The parents didn’t know he had gone to fight and learned of his death from a neighbor just days after he had disappeared from home, recalled the businessman, who, like others interviewed, spoke on the condition of anonymity because he fears for his safety.
Intensified efforts to persuade Syrians to go to the front lines in Iraq include offers of up to $800 a month in salary, according to Ahmed Mhidi, who arrived in Turkey two weeks ago from the Syrian city of Deir al-Zour and is setting up an opposition group called DZGraph. The offer has won few takers, he said.
The Islamic State “was never popular, but people supported them because they were scared or they needed money,” he said. “Now people want nothing to do with them, and if the Islamic State puts pressure on them, they just flee.”
The province of Deir al-Zour, bordering Iraq, appears to be where opposition to the Islamic State is hardening the most. Small-scale attacks involving ambushes of Islamic State patrols or checkpoints are on the rise — including one that killed 12 members of a feared police group Sunday.
Foreigners continue to volunteer, streaming across the Turkish border into the Islamic State’s self-styled capital of Raqqa, according to residents there. The city’s population has been swelled by thousands of Europeans, Asians, Arabs and Africans.

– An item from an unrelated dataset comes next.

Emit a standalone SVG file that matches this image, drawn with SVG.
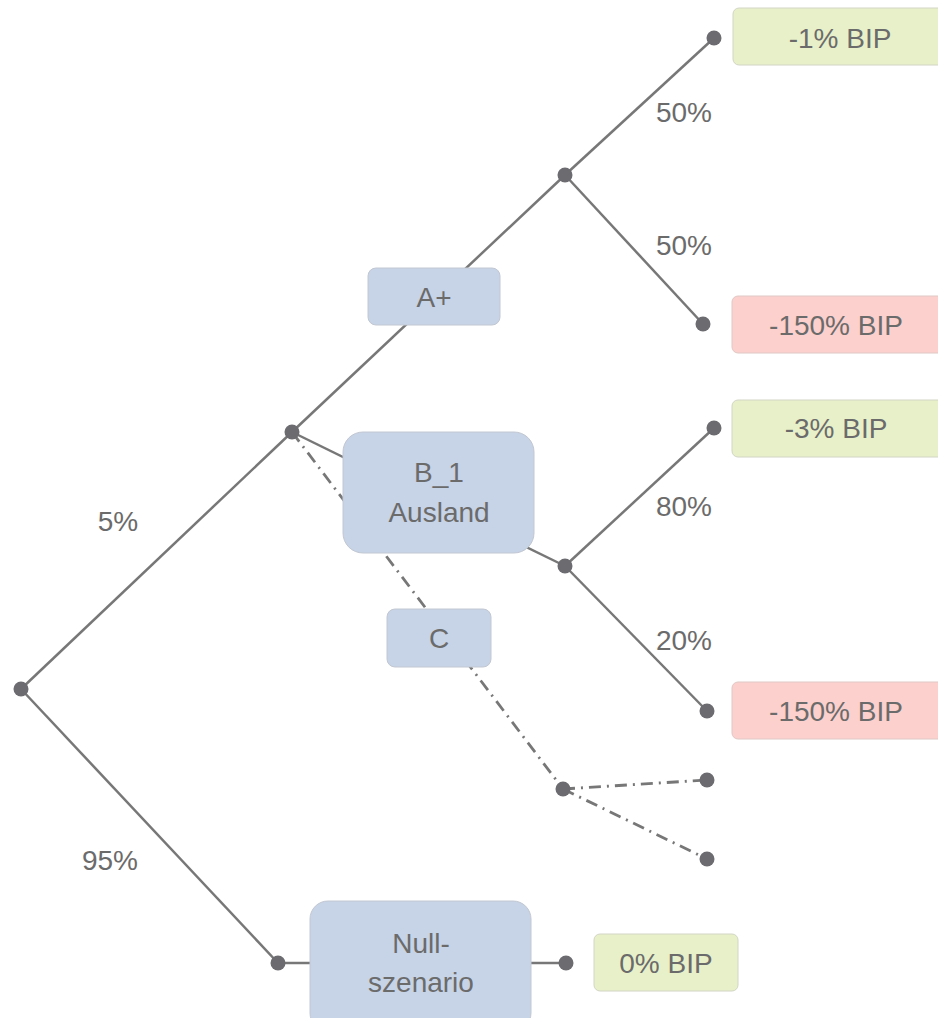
<svg xmlns="http://www.w3.org/2000/svg" width="938" height="1018" viewBox="0 0 938 1018">
<style>
.ln{stroke:#777;stroke-width:2.5;fill:none}
.dd{stroke:#777;stroke-width:2.8;fill:none;stroke-dasharray:12 6 2 6}
.dot{fill:#6b6b70}
.blue{fill:#c7d3e6;stroke:#c2c8d2;stroke-width:1}
.green{fill:#e8f0c9;stroke:#d2d6c4;stroke-width:1}
.pink{fill:#fcd0cc;stroke:#e0c8c6;stroke-width:1}
text{font-family:"Liberation Sans",Arial,sans-serif;font-size:28px;fill:#6b6b6b;text-anchor:middle}
</style>
<g id="connectors">
<line class="ln" x1="21" y1="689" x2="292" y2="432"/>
<line class="ln" x1="21" y1="689" x2="278" y2="963"/>
<line class="ln" x1="292" y1="432" x2="565" y2="175"/>
<line class="ln" x1="565" y1="175" x2="714" y2="38"/>
<line class="ln" x1="565" y1="175" x2="703" y2="324"/>
<line class="ln" x1="292" y1="432" x2="565" y2="566"/>
<line class="ln" x1="565" y1="566" x2="714" y2="428"/>
<line class="ln" x1="565" y1="566" x2="707" y2="711"/>
<line class="dd" x1="292" y1="432" x2="563" y2="789"/>
<line class="dd" x1="563" y1="789" x2="707" y2="780"/>
<line class="dd" x1="563" y1="789" x2="707" y2="859"/>
<line class="ln" x1="278" y1="963" x2="566" y2="963"/>
</g>
<g id="dots">
<circle class="dot" cx="21" cy="689" r="7.5"/>
<circle class="dot" cx="292" cy="432" r="7.5"/>
<circle class="dot" cx="565" cy="175" r="7.5"/>
<circle class="dot" cx="714" cy="38" r="7.5"/>
<circle class="dot" cx="703" cy="324" r="7.5"/>
<circle class="dot" cx="714" cy="428" r="7.5"/>
<circle class="dot" cx="565" cy="566" r="7.5"/>
<circle class="dot" cx="707" cy="711" r="7.5"/>
<circle class="dot" cx="563" cy="789" r="7.5"/>
<circle class="dot" cx="707" cy="780" r="7.5"/>
<circle class="dot" cx="707" cy="859" r="7.5"/>
<circle class="dot" cx="278" cy="963" r="7.5"/>
<circle class="dot" cx="566" cy="963" r="7.5"/>
</g>
<g id="labels">
<text x="684" y="122">50%</text>
<text x="684" y="255">50%</text>
<text x="684" y="516">80%</text>
<text x="684" y="650">20%</text>
<text x="118" y="531">5%</text>
<text x="110" y="870">95%</text>
</g>
<g id="node-aplus">
<rect class="blue" x="368" y="268" width="132" height="57" rx="8"/>
<text x="434" y="307">A+</text>
</g>
<g id="node-b1">
<rect class="blue" x="343" y="432" width="191" height="121" rx="20"/>
<text x="439" y="482">B_1</text>
<text x="439" y="522">Ausland</text>
</g>
<g id="node-c">
<rect class="blue" x="387" y="609" width="104" height="58" rx="8"/>
<text x="439" y="648">C</text>
</g>
<g id="node-null">
<rect class="blue" x="310" y="901" width="221" height="130" rx="18"/>
<text x="421" y="953">Null-</text>
<text x="421" y="992">szenario</text>
</g>
<g id="out-1">
<rect class="green" x="733" y="8" width="215" height="57" rx="6"/>
<text x="840" y="48">-1% BIP</text>
</g>
<g id="out-150a">
<rect class="pink" x="732" y="296" width="216" height="57" rx="6"/>
<text x="836" y="335">-150% BIP</text>
</g>
<g id="out-3">
<rect class="green" x="732" y="400" width="216" height="57" rx="6"/>
<text x="836" y="438">-3% BIP</text>
</g>
<g id="out-150b">
<rect class="pink" x="732" y="682" width="216" height="57" rx="6"/>
<text x="836" y="721">-150% BIP</text>
</g>
<g id="out-0">
<rect class="green" x="594" y="934" width="144" height="57" rx="6"/>
<text x="666" y="973">0% BIP</text>
</g>
</svg>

Upon arrival they are given cars and apartments, and they mill about among the city’s cafes and markets, lending a cosmopolitan air to streets where foreigners once were rare, according to Abu Ibrahim al-Raqqawi, the pseudonym of one of the founders of the Raqqa Is Being Slaughtered Silently group, who now lives in Turkey.
Many of the foreigners show little inclination to travel to the front lines, he said. “They just want to live in the Islamic State,” he said. “They didn’t come to fight.”
How useful they would be to the Islamic State’s military efforts is also in question, said the Carnegie Middle East Center’s Khatib.
“Ultimately, they are only attracting people on the margins of society, without much education or useful skills,” she said. “It’s not exactly bolstering their military capability.”